Try building the b43 driver as a module.  When it is built into the kernel blacklist cannot block it.

----------

## roarinelk

 *Quote:*   

> 
> 
> [ 0.609549] b43-phy0 ERROR: FOUND UNSUPPORTED PHY (Analog 9, Type 4 (N), Revision 16) 
> 
> 

 

This PHY type is supported on at least kernel 4.3.  Check you kernel config, you need to

enable CONFIG_B43_PHY_N ("Support for N-PHY (the main 802.11n series) devices").

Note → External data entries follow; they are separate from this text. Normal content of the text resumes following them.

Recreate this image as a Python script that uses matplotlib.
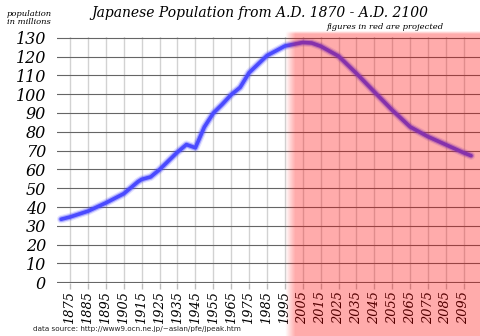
import matplotlib
matplotlib.use("Agg")
import matplotlib.pyplot as plt
import numpy as np

# population of Japan, millions
years = [1870, 1875, 1885, 1895, 1905, 1913, 1915, 1920, 1925, 1935, 1940, 1945,
         1950, 1955, 1960, 1965, 1970, 1975, 1985, 1995, 2005, 2010,
         2015, 2025, 2035, 2045, 2055, 2065, 2075, 2085, 2095, 2099]
population = [33.5, 34.7, 37.8, 42.2, 47.1, 53.5, 54.7, 56.0, 59.9, 69.2, 73.2, 71.5,
              82.5, 89.9, 94.6, 99.7, 103.6, 111.4, 120.5, 125.6, 127.5, 127.2,
              125.5, 120.2, 111.0, 101.2, 91.5, 82.6, 77.4, 73.1, 68.8, 67.3]
tick_years = list(range(1875, 2100, 10))
y_ticks = list(range(0, 131, 10))
projection_start = 1998

W, H = 480, 336
fig = plt.figure(figsize=(W / 100, H / 100), dpi=100)
fig.patch.set_facecolor("white")
ax = fig.add_axes([57 / W, 1 - 283 / H, 423 / W, 246 / H])
ax.set_facecolor("none")

# glowing blue line
for lw, a in [(6.0, 0.15), (4.2, 0.4), (2.6, 1.0)]:
    ax.plot(years, population, color="#4a4aff", lw=lw, alpha=a,
            solid_capstyle="round", solid_joinstyle="round", zorder=3)

ax.set_xlim(1867.7, 2104)
ax.set_ylim(-0.4, 130.4)
ax.set_xticks(tick_years)
ax.set_yticks(y_ticks)
ax.set_xticklabels([str(t) for t in tick_years], rotation=90,
                   family="DejaVu Serif", style="italic", fontsize=9.3)
ax.set_yticklabels([str(t) for t in y_ticks],
                   family="DejaVu Serif", style="italic", fontsize=11.5)
ax.grid(axis="x", color="#d2d2d2", lw=1.0, zorder=1)
ax.grid(axis="y", color="#666666", lw=0.8, zorder=2)
ax.set_axisbelow(True)
ax.tick_params(axis="x", length=4, width=1.0, color="#bdbdbd", pad=2)
ax.tick_params(axis="y", length=0, pad=8)
for s in ax.spines.values():
    s.set_visible(False)

fig.text(260 / W, 1 - 13 / H, "Japanese Population from A.D. 1870 - A.D. 2100",
         ha="center", va="center", family="DejaVu Serif", style="italic",
         fontsize=10)
fig.text(444 / W, 1 - 27 / H, "figures in red are projected", ha="right",
         va="center", family="DejaVu Serif", style="italic", fontsize=6)
fig.text(29 / W, 1 - 18 / H, "population\nin millions", ha="center",
         va="center", family="DejaVu Serif", style="italic", fontsize=6,
         linespacing=0.85)
fig.text(33 / W, 1 - 329 / H,
         "data source: http://www9.ocn.ne.jp/~aslan/pfe/jpeak.htm",
         ha="left", va="center", family="DejaVu Sans", fontsize=5.2,
         color="#222222")

# translucent red overlay for the projected part, soft left edge
fig.canvas.draw()
x0 = ax.transData.transform((projection_start, 0))[0]
xs = np.arange(W) + 0.5
ys = np.arange(H) + 0.5
ax_alpha = np.clip((xs - (x0 - 5)) / 10, 0, 1)
ay_alpha = np.clip(((H - 31) - ys) / 3, 0, 1)
alpha = 0.33 * np.outer(ay_alpha[::-1], ax_alpha)
rgba = np.zeros((H, W, 4))
rgba[..., 0] = 1.0
rgba[..., 3] = alpha
ov = fig.add_axes([0, 0, 1, 1], zorder=10)
ov.imshow(rgba, extent=(0, W, 0, H), aspect="auto", interpolation="bilinear")
ov.set_xlim(0, W)
ov.set_ylim(0, H)
ov.axis("off")

fig.savefig("out.png", dpi=100)
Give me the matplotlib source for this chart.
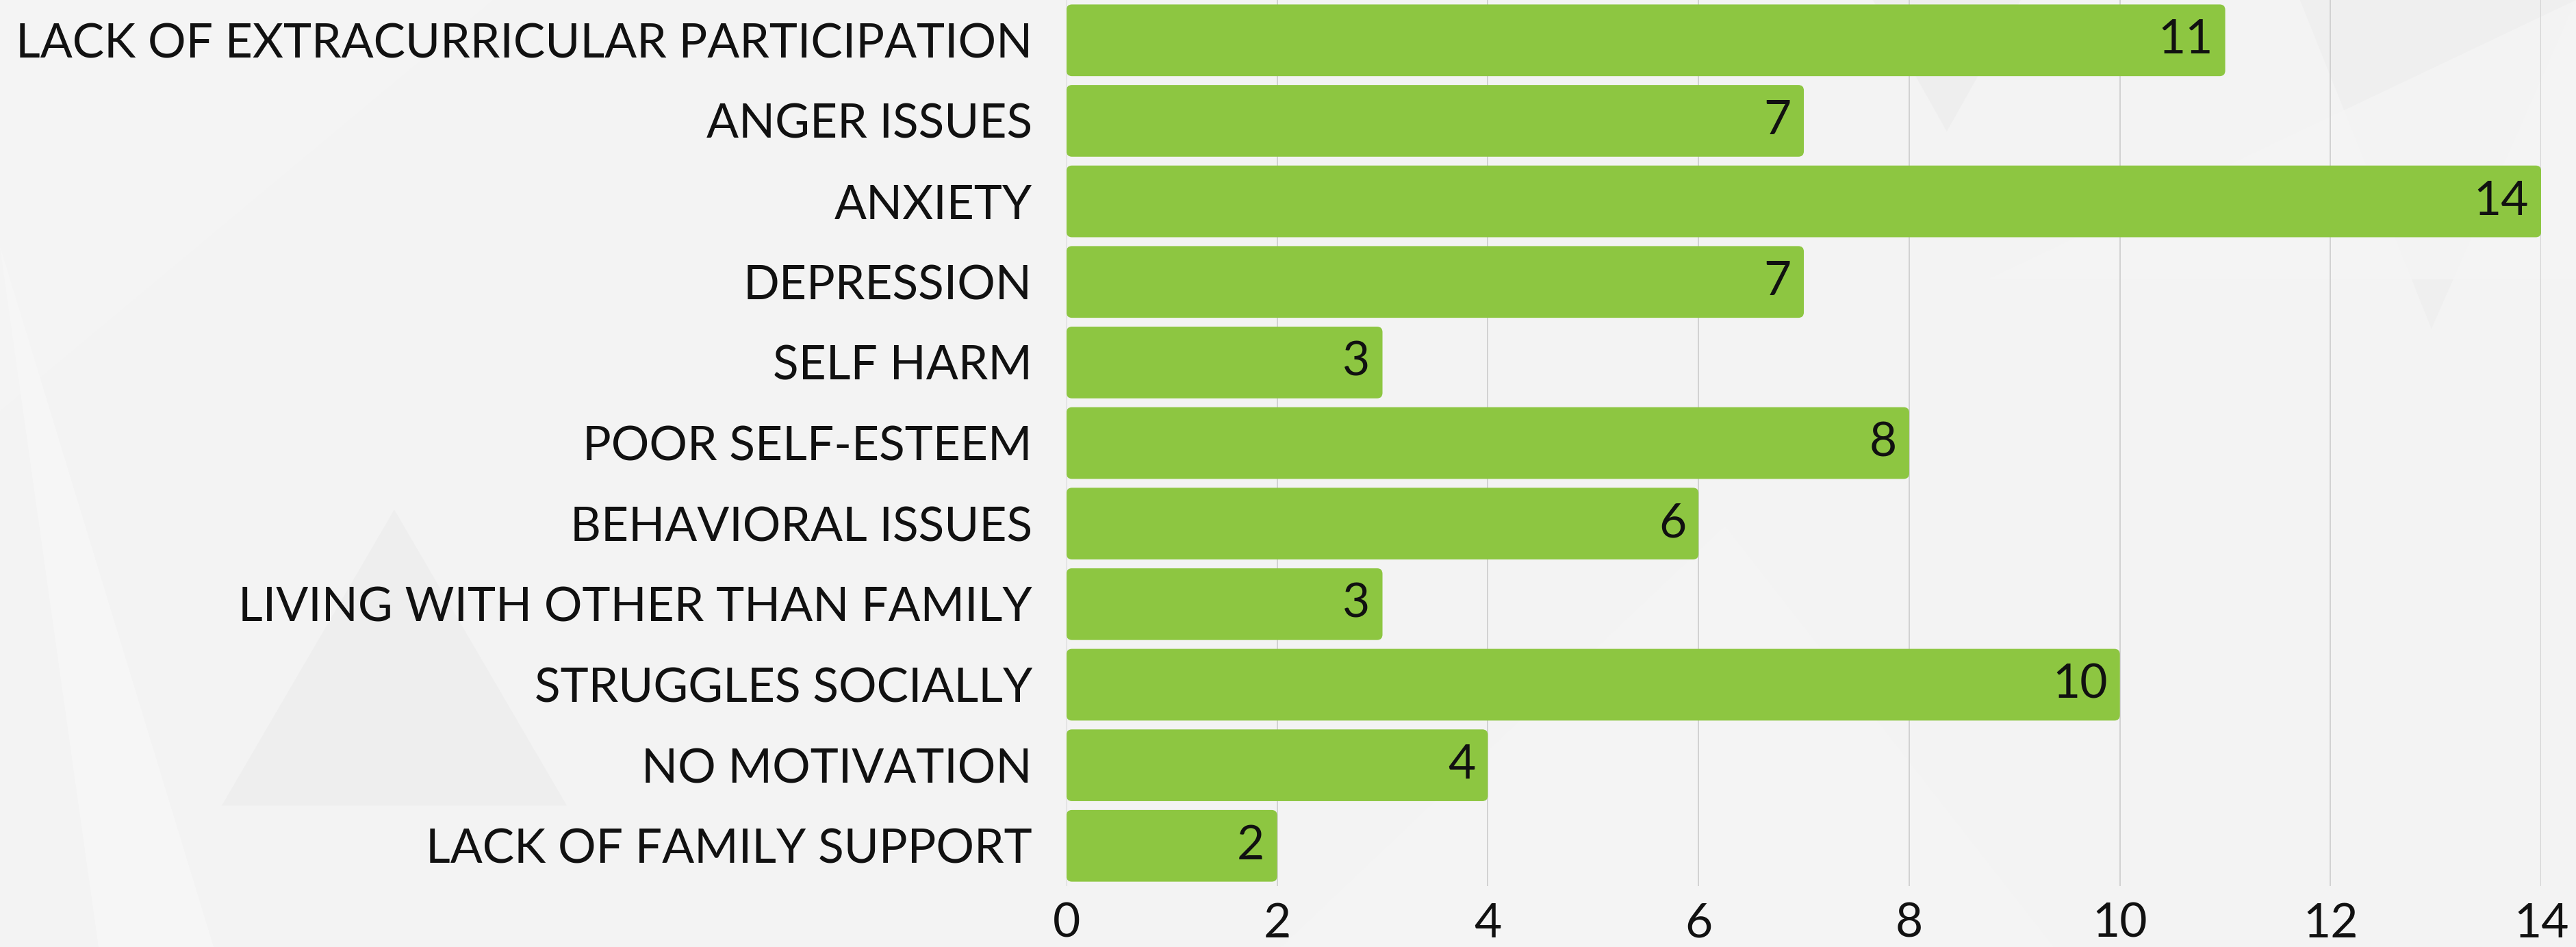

Best you enable all CONFIG_B43_PHY_* options and recompile the kernel.

----------

## skifreak13

Wireless problem is solved and working!

Per jburns, built b43 as a module, but that still didn't clear the problem. Followed roarinelk's advice and enabled as many of the CONFIG_B43_PHY_* options as I could, while keeping b43 as a module. Wireless is working perfectly now.

Resulting .conf file for 4.4.0-r1 kernel: https://bpaste.net/show/399c6a4c6d14

Thanks for all of the advice, very much appreciated.

----------